Caminas por ahí, por la ciudad. Cada tanto te asalta alguien, ya sabes cómo funciona eso. Pero, aún así, te lo voy a explicar, ¿ok? Un tipo te hace señas desde lejos, para que te detengas. Te detienes. Un español. Te pregunta si le prestas alguna moneda para llamar. No, no tienes pelas. No puedes decirle que no tienes suelto porque los jetas acostumbran a soltar, con todo el morro: “No te preocupes: llevo cambio”. Sigues caminando. Ese día u otro, da lo mismo. Se acerca un extranjero. Le cuesta hablar en tu idioma. Te detienes, quizá necesite ayuda para encontrar una dirección u orientarse. Te pide algo suelto. Sigues. Aparece un vagabundo. Te pide dinero. Entras en el metro. No falta alguna persona que te pregunta si puedes comprarle un periódico. Si quieres comprar una suscripción a no sé qué. Sales del metro. Entras en un bar. A tu lado desfila gente que quiere venderte rosas, que quiere venderte discos y películas pirateadas, que quiere venderte gafas de plástico y un yoyó ridículo, que quiere venderte mecheros que deposita en la mesa junto a una tarjeta que explica su vida, obra y milagros, que pone ante ti un libro autoeditado de poesía y te explica que sólo quiere la voluntad. Al salir, no faltan las mujeres que te detienen para que te suscribas a algo. Da igual lo que sea, lo importante es que pongas talegos por medio. En cuanto oímos las palabras “voluntad” y “cuota” salimos corriendo. Es una tontería dejarse embaucar.

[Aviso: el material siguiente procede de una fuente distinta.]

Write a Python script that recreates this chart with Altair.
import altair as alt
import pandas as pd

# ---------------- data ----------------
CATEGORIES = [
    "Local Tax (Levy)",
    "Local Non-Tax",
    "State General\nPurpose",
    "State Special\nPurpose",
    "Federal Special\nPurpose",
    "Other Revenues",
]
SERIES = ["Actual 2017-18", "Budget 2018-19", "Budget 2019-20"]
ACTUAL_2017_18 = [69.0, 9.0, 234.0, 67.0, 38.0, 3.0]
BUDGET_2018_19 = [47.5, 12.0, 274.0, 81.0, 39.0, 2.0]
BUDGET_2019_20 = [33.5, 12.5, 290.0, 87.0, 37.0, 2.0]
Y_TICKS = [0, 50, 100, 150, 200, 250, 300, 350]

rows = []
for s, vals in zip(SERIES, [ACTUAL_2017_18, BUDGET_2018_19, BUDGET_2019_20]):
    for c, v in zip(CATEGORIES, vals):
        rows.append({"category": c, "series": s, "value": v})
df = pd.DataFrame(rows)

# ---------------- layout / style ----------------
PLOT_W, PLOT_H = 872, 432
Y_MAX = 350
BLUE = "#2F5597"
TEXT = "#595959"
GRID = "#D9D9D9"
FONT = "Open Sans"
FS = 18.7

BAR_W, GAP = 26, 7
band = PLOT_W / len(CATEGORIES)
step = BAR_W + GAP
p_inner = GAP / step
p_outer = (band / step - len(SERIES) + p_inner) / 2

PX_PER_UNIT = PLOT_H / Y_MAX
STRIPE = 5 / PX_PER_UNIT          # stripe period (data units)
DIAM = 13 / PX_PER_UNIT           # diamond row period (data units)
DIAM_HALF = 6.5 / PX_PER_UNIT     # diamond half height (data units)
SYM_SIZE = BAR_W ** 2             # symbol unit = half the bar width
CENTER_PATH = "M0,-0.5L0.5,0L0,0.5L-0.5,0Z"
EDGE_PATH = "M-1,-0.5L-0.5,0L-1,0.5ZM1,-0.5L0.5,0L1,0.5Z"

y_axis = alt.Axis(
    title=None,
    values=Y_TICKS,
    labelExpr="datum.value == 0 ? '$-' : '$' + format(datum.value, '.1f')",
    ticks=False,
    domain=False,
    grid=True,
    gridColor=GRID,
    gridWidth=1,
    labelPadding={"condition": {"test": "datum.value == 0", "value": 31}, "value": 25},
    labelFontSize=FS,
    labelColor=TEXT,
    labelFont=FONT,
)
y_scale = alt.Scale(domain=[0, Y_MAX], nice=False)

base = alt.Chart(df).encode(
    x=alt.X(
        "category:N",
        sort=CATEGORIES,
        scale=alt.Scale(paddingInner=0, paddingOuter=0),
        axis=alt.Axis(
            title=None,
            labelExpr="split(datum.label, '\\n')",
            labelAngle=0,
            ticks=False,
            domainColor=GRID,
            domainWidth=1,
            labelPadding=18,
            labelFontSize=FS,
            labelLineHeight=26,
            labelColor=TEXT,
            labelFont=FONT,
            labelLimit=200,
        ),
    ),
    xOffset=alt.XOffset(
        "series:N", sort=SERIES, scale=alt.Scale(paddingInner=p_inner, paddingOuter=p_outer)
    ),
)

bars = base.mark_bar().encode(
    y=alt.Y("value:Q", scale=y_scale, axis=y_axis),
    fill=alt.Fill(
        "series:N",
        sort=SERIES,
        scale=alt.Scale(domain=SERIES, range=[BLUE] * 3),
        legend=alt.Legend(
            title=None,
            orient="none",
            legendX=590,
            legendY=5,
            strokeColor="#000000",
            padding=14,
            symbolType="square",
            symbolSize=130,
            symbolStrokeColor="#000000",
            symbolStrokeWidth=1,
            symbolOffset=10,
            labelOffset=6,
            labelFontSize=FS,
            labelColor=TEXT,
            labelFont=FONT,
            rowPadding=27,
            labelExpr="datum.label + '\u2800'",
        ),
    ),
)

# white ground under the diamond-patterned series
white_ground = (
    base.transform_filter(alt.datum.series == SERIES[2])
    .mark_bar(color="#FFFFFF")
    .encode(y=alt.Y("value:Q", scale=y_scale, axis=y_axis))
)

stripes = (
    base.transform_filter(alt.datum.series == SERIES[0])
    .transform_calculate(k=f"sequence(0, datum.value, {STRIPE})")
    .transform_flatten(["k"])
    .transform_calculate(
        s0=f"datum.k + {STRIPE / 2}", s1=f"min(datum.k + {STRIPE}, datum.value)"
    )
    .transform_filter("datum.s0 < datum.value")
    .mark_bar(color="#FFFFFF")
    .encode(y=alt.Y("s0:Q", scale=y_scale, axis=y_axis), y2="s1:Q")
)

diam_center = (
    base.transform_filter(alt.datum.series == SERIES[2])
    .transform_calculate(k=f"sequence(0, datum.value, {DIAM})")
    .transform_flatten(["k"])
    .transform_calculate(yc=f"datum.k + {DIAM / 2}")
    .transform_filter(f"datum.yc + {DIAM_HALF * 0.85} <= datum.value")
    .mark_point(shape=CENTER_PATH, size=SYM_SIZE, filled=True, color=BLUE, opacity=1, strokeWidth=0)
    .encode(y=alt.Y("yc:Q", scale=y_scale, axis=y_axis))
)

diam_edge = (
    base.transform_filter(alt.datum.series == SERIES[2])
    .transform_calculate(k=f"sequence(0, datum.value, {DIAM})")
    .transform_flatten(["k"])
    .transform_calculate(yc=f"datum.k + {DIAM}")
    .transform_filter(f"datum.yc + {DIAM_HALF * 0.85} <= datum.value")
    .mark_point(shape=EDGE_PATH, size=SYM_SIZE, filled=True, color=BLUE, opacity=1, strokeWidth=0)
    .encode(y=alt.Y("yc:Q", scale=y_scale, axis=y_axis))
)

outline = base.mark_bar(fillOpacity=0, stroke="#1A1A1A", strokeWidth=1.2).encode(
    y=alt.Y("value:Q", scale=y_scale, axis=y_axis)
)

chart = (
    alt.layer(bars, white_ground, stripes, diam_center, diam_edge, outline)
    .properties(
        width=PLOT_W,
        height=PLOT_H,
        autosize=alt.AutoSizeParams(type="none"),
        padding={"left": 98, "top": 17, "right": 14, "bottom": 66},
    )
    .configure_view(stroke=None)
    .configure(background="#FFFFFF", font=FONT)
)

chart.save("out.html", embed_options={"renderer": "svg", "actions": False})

Te vas a casa. Llaman por teléfono. Te sugieren cambiar de móvil. Cuelgas. Llaman otra vez. Ese, u otro día. Intentan venderte algo. Cuelgas. Llaman a la puerta. Dos mujeres. Les dices que no quieres saber nada de encuestas, que estás ocupado. Tranquilo, no te asustes, te dicen, no hacemos encuestas. Pero tú ya estás harto y te lanzas. Si no son encuestas, ¿qué queréis venderme? Llegan en tromba sus preguntas. ¿Tienes internet? ¿Tienes teléfono fijo? ¿Tienes televisión? ¿Con qué compañía? ¿Y no te interesa cambiar? Pues mire, no. Un no rotundo. Un no con mayúsculas. Que aleje de tu puerta a toda esa gente que no te deja en paz.

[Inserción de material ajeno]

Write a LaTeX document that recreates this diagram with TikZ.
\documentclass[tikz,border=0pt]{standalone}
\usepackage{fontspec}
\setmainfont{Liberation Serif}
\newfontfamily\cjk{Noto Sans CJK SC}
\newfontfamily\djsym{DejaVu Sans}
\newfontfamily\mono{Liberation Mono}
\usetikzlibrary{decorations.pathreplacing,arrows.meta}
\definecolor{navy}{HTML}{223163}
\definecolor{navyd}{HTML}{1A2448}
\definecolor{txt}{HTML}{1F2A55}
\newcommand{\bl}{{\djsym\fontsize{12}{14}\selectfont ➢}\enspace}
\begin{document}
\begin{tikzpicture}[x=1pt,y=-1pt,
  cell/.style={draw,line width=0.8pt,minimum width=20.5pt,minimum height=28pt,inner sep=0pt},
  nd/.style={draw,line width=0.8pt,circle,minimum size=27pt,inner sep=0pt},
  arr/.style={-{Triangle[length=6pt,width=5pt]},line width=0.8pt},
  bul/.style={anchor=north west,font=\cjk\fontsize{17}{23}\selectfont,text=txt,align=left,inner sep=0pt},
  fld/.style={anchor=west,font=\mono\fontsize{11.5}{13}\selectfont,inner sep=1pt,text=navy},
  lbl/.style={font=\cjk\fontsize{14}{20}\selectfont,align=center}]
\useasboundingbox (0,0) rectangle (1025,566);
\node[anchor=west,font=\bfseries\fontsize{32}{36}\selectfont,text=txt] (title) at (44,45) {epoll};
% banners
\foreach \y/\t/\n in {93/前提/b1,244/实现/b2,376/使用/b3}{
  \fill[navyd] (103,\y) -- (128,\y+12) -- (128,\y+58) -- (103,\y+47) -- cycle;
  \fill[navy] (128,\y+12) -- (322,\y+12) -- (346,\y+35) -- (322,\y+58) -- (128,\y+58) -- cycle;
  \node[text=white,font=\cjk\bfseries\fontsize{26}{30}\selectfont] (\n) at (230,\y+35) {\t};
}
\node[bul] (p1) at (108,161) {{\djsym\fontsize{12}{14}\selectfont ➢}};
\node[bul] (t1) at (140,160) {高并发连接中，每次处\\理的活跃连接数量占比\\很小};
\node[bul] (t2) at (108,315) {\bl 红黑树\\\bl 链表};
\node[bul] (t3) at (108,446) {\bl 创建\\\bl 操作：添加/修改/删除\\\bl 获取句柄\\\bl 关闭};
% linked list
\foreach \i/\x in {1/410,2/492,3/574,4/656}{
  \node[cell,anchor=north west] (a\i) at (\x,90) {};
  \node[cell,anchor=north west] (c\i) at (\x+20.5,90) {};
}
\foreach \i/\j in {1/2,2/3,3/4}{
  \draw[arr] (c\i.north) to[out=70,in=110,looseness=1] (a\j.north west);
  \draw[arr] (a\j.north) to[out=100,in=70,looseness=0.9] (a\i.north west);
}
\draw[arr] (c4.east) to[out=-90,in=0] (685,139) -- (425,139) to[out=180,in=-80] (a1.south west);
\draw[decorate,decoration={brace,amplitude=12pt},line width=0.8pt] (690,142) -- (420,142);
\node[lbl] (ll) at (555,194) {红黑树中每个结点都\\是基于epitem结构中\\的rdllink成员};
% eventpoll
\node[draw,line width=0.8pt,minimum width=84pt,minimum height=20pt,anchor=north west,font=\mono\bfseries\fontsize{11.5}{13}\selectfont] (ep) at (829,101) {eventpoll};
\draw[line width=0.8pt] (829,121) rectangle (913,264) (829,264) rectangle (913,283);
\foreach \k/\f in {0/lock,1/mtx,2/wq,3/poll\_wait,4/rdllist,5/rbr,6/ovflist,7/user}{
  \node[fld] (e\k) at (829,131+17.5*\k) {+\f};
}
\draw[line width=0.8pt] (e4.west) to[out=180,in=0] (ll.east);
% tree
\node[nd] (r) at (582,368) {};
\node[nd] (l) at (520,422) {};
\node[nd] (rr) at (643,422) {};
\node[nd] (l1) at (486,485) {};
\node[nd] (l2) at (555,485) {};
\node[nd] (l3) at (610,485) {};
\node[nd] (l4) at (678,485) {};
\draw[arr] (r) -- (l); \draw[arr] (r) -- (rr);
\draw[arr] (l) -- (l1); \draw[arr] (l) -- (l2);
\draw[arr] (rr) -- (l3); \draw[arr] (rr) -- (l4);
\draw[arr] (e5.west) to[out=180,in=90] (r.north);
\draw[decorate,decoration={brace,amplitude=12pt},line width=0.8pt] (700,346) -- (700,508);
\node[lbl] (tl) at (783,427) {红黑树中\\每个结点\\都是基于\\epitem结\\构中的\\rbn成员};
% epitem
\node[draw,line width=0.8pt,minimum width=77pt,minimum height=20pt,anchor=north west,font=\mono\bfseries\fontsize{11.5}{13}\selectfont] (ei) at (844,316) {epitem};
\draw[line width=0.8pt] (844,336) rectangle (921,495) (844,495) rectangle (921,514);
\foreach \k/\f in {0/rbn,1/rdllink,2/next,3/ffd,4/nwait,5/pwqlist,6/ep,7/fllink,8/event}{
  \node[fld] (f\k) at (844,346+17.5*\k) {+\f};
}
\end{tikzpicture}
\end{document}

Todos quieren lo mismo. Dinero. Todos piden lo mismo. Dinero. Todos luchan por lo mismo. Dinero. Nos hace falta a todos, claro, pero no nos ponemos tan pesados. Tiendes a pensar que, si en mitad de la calle te cayeras al suelo y te quebrases el tobillo y pidieras ayuda a los transeúntes, no faltarían personas que, a cambio de socorro, te pedirían dinero. ¿Cuánto me da? ¿Qué saco a cambio? Es como en la novela japonesa de la que hablaba el otro día, “Out”: una mujer mata a su marido y quiere deshacerse del cadáver. De sus presuntas amigas, sólo una de ellas la ayuda sin trueques, sólo porque son amigas y quiere sacarla del brete. Las demás piden dinero. Las novelas negras encierran el espíritu de la época: es decir, que lo que mueve la maquinaria siempre es el dinero. En el género negro suele primar la pasta por encima del amor, la fidelidad, el honor y la amistad. Como en la vida real. Quienes sólo buscan seducir a la chica, pierden. Sólo ganan quienes ambicionan el botín. Y no todos. La mayoría acaba cosida a balazos. A veces vas por ahí y te dan ganas de dar más propinas a los camareros, de soltar más monedas a los mendigos y a los borrachos. Pero luego piensas que tú también tienes tus propios problemas, que necesitas dinero y que no es fácil ganarlo. En “Llenos de vida”, la novela de John Fante, el autor le da una propina excesiva a un mozo. Su padre se escandaliza. Le dice: “No sabes lo que haces. El dinero cuesta de ganar. Lo necesitas, necesitas hasta el último centavo para comprar zapatos, para comprar leche y pan. Para tu mujer, para el niño”. Los viejos saben de qué va el cuento.